The city is looking to let some people vote through the Internet in the next election as it replaces the voting system that’s served since the 1997 municipal election. The existing machines, made by Diebold, were built to last 15 years, according to tender documents the city posted this week, and since 15 years are up, it’s time to buy or rent new ones. The city has published a “request for qualifications,” aiming to make a shortlist of bidders who will then fight it out in a second competition for city business. The new gear is supposed to be ready for 2014 and the city anticipates using it in any subsequent byelections and probably again in 2018.
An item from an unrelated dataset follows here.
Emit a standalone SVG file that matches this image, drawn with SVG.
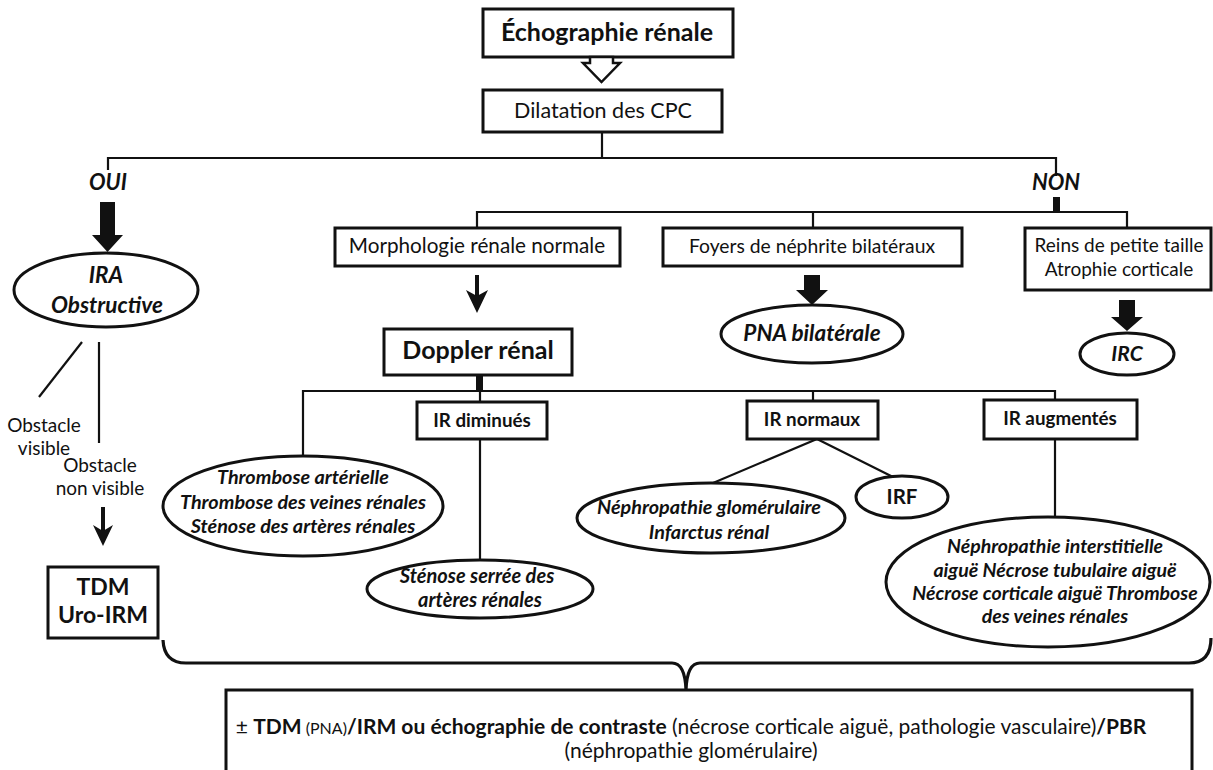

The city wants to maintain that basic system with updated technology, and also to add the potential for Internet voting, in limited circumstances: “If used, an Internet voting solution would be used for an early advance vote process,” the tender documents say. The counting machines should also be able to deal with mail-in ballots, and the city is interested in machines that can send in their tallies not just through physical network cables, as the old machines can, but also through digital and analog phone lines and over secure wireless connections. It takes about 350 tabulation machines to do the counting in all the city’s polling places, according to the city’s documents, though it wants to have 400 available in 2014.
One basic requirement is that the voting machines have to work with paper ballots, like the existing machines. In other jurisdictions, particularly in the United States, elections officials have (controversially) chosen machines that only work electronically, with voters making their choices on screens and the count happening completely invisibly. If there’s no paper trail, it’s impossible to have a recount, but the city seems keen to avoid that problem.